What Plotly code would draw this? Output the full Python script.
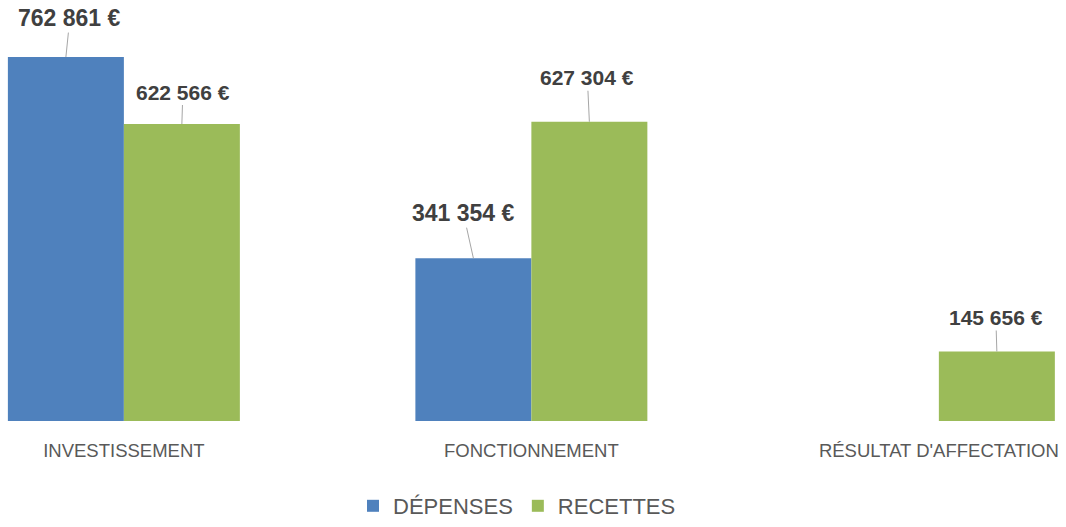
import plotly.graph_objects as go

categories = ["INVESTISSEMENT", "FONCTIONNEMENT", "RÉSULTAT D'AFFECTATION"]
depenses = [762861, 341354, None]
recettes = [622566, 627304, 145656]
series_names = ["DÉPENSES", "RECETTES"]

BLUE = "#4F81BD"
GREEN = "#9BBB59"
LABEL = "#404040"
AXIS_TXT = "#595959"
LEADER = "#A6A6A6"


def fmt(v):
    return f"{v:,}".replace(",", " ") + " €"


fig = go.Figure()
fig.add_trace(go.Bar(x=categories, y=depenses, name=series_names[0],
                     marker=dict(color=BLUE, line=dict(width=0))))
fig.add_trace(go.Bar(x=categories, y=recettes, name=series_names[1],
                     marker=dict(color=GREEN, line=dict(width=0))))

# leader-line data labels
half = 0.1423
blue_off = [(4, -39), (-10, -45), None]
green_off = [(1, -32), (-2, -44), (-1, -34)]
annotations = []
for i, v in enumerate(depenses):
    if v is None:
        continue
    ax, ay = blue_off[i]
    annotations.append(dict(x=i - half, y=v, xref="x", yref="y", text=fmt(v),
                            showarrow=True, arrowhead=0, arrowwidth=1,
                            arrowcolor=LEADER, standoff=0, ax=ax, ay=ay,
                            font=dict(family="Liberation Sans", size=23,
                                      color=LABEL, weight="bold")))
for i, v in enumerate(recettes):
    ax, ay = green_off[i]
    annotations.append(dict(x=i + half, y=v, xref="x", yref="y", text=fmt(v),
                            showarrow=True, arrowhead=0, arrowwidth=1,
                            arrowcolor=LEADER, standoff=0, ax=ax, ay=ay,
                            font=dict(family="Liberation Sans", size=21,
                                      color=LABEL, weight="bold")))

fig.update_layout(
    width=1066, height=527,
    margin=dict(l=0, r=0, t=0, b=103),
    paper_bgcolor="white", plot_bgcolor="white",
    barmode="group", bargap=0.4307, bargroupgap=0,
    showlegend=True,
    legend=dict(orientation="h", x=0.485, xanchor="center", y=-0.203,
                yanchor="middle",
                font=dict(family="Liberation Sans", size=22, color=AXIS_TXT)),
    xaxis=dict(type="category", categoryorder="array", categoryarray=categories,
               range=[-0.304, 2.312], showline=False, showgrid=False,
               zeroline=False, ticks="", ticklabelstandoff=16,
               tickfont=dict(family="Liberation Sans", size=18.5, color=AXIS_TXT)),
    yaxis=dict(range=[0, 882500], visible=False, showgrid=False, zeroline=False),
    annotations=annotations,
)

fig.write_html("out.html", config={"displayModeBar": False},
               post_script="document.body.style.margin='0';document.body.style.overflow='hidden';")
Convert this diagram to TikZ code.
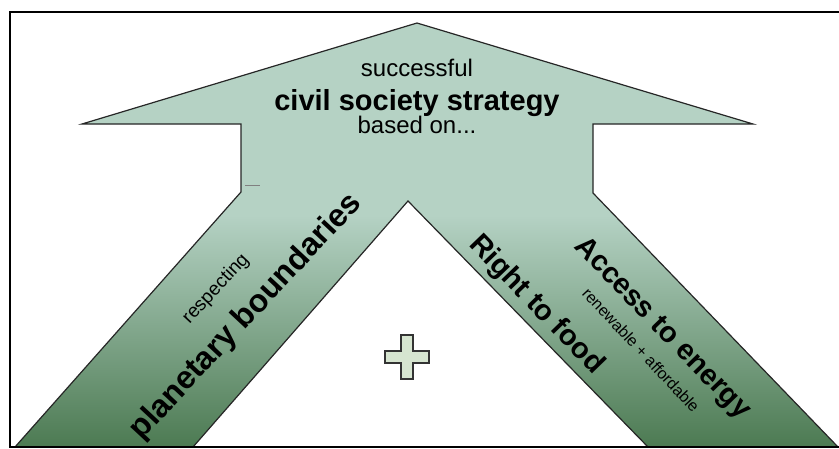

◆ **What is expected**:
Every entry must be transcribed exactly. Pictures do not belong in the copy.

◆ **Complete response**:
What Plotly code would draw this? Output the full Python script.
import plotly.graph_objects as go

categories = ["INVESTISSEMENT", "FONCTIONNEMENT", "RÉSULTAT D'AFFECTATION"]
depenses = [762861, 341354, None]
recettes = [622566, 627304, 145656]
series_names = ["DÉPENSES", "RECETTES"]

BLUE = "#4F81BD"
GREEN = "#9BBB59"
LABEL = "#404040"
AXIS_TXT = "#595959"
LEADER = "#A6A6A6"


def fmt(v):
    return f"{v:,}".replace(",", " ") + " €"


fig = go.Figure()
fig.add_trace(go.Bar(x=categories, y=depenses, name=series_names[0],
                     marker=dict(color=BLUE, line=dict(width=0))))
fig.add_trace(go.Bar(x=categories, y=recettes, name=series_names[1],
                     marker=dict(color=GREEN, line=dict(width=0))))

# leader-line data labels
half = 0.1423
blue_off = [(4, -39), (-10, -45), None]
green_off = [(1, -32), (-2, -44), (-1, -34)]
annotations = []
for i, v in enumerate(depenses):
    if v is None:
        continue
    ax, ay = blue_off[i]
    annotations.append(dict(x=i - half, y=v, xref="x", yref="y", text=fmt(v),
                            showarrow=True, arrowhead=0, arrowwidth=1,
                            arrowcolor=LEADER, standoff=0, ax=ax, ay=ay,
                            font=dict(family="Liberation Sans", size=23,
                                      color=LABEL, weight="bold")))
for i, v in enumerate(recettes):
    ax, ay = green_off[i]
    annotations.append(dict(x=i + half, y=v, xref="x", yref="y", text=fmt(v),
                            showarrow=True, arrowhead=0, arrowwidth=1,
                            arrowcolor=LEADER, standoff=0, ax=ax, ay=ay,
                            font=dict(family="Liberation Sans", size=21,
                                      color=LABEL, weight="bold")))

fig.update_layout(
    width=1066, height=527,
    margin=dict(l=0, r=0, t=0, b=103),
    paper_bgcolor="white", plot_bgcolor="white",
    barmode="group", bargap=0.4307, bargroupgap=0,
    showlegend=True,
    legend=dict(orientation="h", x=0.485, xanchor="center", y=-0.203,
                yanchor="middle",
                font=dict(family="Liberation Sans", size=22, color=AXIS_TXT)),
    xaxis=dict(type="category", categoryorder="array", categoryarray=categories,
               range=[-0.304, 2.312], showline=False, showgrid=False,
               zeroline=False, ticks="", ticklabelstandoff=16,
               tickfont=dict(family="Liberation Sans", size=18.5, color=AXIS_TXT)),
    yaxis=dict(range=[0, 882500], visible=False, showgrid=False, zeroline=False),
    annotations=annotations,
)

fig.write_html("out.html", config={"displayModeBar": False},
               post_script="document.body.style.margin='0';document.body.style.overflow='hidden';")
Convert this diagram to TikZ code.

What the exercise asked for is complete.